# Source material start

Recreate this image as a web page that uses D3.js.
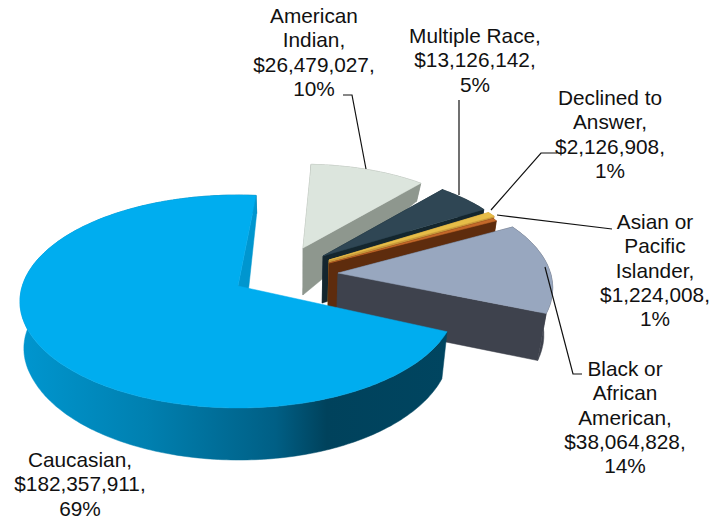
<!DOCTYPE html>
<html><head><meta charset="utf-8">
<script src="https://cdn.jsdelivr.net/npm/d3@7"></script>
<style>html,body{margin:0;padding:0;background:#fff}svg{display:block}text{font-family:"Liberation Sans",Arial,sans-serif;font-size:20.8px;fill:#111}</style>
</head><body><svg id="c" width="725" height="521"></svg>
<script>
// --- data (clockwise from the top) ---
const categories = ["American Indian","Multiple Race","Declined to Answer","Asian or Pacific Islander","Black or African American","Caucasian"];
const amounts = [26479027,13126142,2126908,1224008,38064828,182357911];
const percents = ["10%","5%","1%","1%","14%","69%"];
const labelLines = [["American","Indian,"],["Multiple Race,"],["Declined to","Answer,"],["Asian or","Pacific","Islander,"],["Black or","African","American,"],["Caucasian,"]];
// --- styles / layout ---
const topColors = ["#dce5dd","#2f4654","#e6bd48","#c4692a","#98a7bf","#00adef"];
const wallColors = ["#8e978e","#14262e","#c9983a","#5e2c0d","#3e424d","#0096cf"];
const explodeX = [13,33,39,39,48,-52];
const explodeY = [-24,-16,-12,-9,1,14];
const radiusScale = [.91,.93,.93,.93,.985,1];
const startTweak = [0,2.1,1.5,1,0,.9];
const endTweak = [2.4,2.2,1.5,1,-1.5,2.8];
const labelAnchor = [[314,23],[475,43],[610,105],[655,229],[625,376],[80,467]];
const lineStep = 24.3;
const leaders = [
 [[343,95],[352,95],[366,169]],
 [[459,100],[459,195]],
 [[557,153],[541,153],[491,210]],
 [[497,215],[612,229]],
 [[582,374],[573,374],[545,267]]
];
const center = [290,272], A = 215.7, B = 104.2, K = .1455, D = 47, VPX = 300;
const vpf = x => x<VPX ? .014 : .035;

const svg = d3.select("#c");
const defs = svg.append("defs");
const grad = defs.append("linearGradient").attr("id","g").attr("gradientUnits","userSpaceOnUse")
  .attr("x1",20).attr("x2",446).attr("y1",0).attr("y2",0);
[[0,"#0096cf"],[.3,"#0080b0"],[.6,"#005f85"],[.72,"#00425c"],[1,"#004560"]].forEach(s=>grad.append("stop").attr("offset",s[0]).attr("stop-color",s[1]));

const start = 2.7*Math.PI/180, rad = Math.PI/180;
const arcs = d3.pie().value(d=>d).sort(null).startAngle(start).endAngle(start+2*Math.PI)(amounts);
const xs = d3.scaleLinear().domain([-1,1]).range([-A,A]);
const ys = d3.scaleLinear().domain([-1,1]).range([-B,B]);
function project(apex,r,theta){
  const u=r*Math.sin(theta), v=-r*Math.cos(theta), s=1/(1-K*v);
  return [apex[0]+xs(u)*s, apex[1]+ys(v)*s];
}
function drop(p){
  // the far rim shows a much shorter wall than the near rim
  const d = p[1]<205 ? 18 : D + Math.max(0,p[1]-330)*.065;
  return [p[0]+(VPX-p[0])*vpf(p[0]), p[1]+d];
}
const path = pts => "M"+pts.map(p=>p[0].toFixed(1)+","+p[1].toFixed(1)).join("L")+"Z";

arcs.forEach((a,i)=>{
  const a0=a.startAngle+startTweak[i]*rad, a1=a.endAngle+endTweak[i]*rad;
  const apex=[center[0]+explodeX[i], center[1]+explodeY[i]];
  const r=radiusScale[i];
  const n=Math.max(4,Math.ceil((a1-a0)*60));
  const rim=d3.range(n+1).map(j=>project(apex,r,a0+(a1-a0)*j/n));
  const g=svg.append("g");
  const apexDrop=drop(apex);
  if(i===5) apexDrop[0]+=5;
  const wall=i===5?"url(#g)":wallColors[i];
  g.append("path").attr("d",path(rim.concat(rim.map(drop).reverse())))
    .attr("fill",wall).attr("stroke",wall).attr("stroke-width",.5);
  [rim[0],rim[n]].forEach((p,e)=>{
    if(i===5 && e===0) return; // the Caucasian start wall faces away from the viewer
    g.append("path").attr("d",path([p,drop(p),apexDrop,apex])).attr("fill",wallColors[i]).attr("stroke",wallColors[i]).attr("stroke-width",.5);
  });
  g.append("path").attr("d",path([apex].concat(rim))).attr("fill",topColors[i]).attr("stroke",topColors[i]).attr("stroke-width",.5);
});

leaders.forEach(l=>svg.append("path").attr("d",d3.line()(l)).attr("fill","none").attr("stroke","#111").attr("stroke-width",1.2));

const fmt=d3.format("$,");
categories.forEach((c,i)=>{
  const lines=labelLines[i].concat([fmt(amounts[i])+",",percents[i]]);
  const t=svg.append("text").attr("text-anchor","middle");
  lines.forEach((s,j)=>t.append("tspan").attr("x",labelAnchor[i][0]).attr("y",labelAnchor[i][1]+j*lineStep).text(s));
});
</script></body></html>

# Source material end

Transcribe the material exactly, keeping every word and none of the pictures.

Recreate this image as a web page that uses D3.js.
<!DOCTYPE html>
<html><head><meta charset="utf-8">
<script src="https://cdn.jsdelivr.net/npm/d3@7"></script>
<style>html,body{margin:0;padding:0;background:#fff}svg{display:block}text{font-family:"Liberation Sans",Arial,sans-serif;font-size:20.8px;fill:#111}</style>
</head><body><svg id="c" width="725" height="521"></svg>
<script>
// --- data (clockwise from the top) ---
const categories = ["American Indian","Multiple Race","Declined to Answer","Asian or Pacific Islander","Black or African American","Caucasian"];
const amounts = [26479027,13126142,2126908,1224008,38064828,182357911];
const percents = ["10%","5%","1%","1%","14%","69%"];
const labelLines = [["American","Indian,"],["Multiple Race,"],["Declined to","Answer,"],["Asian or","Pacific","Islander,"],["Black or","African","American,"],["Caucasian,"]];
// --- styles / layout ---
const topColors = ["#dce5dd","#2f4654","#e6bd48","#c4692a","#98a7bf","#00adef"];
const wallColors = ["#8e978e","#14262e","#c9983a","#5e2c0d","#3e424d","#0096cf"];
const explodeX = [13,33,39,39,48,-52];
const explodeY = [-24,-16,-12,-9,1,14];
const radiusScale = [.91,.93,.93,.93,.985,1];
const startTweak = [0,2.1,1.5,1,0,.9];
const endTweak = [2.4,2.2,1.5,1,-1.5,2.8];
const labelAnchor = [[314,23],[475,43],[610,105],[655,229],[625,376],[80,467]];
const lineStep = 24.3;
const leaders = [
 [[343,95],[352,95],[366,169]],
 [[459,100],[459,195]],
 [[557,153],[541,153],[491,210]],
 [[497,215],[612,229]],
 [[582,374],[573,374],[545,267]]
];
const center = [290,272], A = 215.7, B = 104.2, K = .1455, D = 47, VPX = 300;
const vpf = x => x<VPX ? .014 : .035;

const svg = d3.select("#c");
const defs = svg.append("defs");
const grad = defs.append("linearGradient").attr("id","g").attr("gradientUnits","userSpaceOnUse")
  .attr("x1",20).attr("x2",446).attr("y1",0).attr("y2",0);
[[0,"#0096cf"],[.3,"#0080b0"],[.6,"#005f85"],[.72,"#00425c"],[1,"#004560"]].forEach(s=>grad.append("stop").attr("offset",s[0]).attr("stop-color",s[1]));

const start = 2.7*Math.PI/180, rad = Math.PI/180;
const arcs = d3.pie().value(d=>d).sort(null).startAngle(start).endAngle(start+2*Math.PI)(amounts);
const xs = d3.scaleLinear().domain([-1,1]).range([-A,A]);
const ys = d3.scaleLinear().domain([-1,1]).range([-B,B]);
function project(apex,r,theta){
  const u=r*Math.sin(theta), v=-r*Math.cos(theta), s=1/(1-K*v);
  return [apex[0]+xs(u)*s, apex[1]+ys(v)*s];
}
function drop(p){
  // the far rim shows a much shorter wall than the near rim
  const d = p[1]<205 ? 18 : D + Math.max(0,p[1]-330)*.065;
  return [p[0]+(VPX-p[0])*vpf(p[0]), p[1]+d];
}
const path = pts => "M"+pts.map(p=>p[0].toFixed(1)+","+p[1].toFixed(1)).join("L")+"Z";

arcs.forEach((a,i)=>{
  const a0=a.startAngle+startTweak[i]*rad, a1=a.endAngle+endTweak[i]*rad;
  const apex=[center[0]+explodeX[i], center[1]+explodeY[i]];
  const r=radiusScale[i];
  const n=Math.max(4,Math.ceil((a1-a0)*60));
  const rim=d3.range(n+1).map(j=>project(apex,r,a0+(a1-a0)*j/n));
  const g=svg.append("g");
  const apexDrop=drop(apex);
  if(i===5) apexDrop[0]+=5;
  const wall=i===5?"url(#g)":wallColors[i];
  g.append("path").attr("d",path(rim.concat(rim.map(drop).reverse())))
    .attr("fill",wall).attr("stroke",wall).attr("stroke-width",.5);
  [rim[0],rim[n]].forEach((p,e)=>{
    if(i===5 && e===0) return; // the Caucasian start wall faces away from the viewer
    g.append("path").attr("d",path([p,drop(p),apexDrop,apex])).attr("fill",wallColors[i]).attr("stroke",wallColors[i]).attr("stroke-width",.5);
  });
  g.append("path").attr("d",path([apex].concat(rim))).attr("fill",topColors[i]).attr("stroke",topColors[i]).attr("stroke-width",.5);
});

leaders.forEach(l=>svg.append("path").attr("d",d3.line()(l)).attr("fill","none").attr("stroke","#111").attr("stroke-width",1.2));

const fmt=d3.format("$,");
categories.forEach((c,i)=>{
  const lines=labelLines[i].concat([fmt(amounts[i])+",",percents[i]]);
  const t=svg.append("text").attr("text-anchor","middle");
  lines.forEach((s,j)=>t.append("tspan").attr("x",labelAnchor[i][0]).attr("y",labelAnchor[i][1]+j*lineStep).text(s));
});
</script></body></html>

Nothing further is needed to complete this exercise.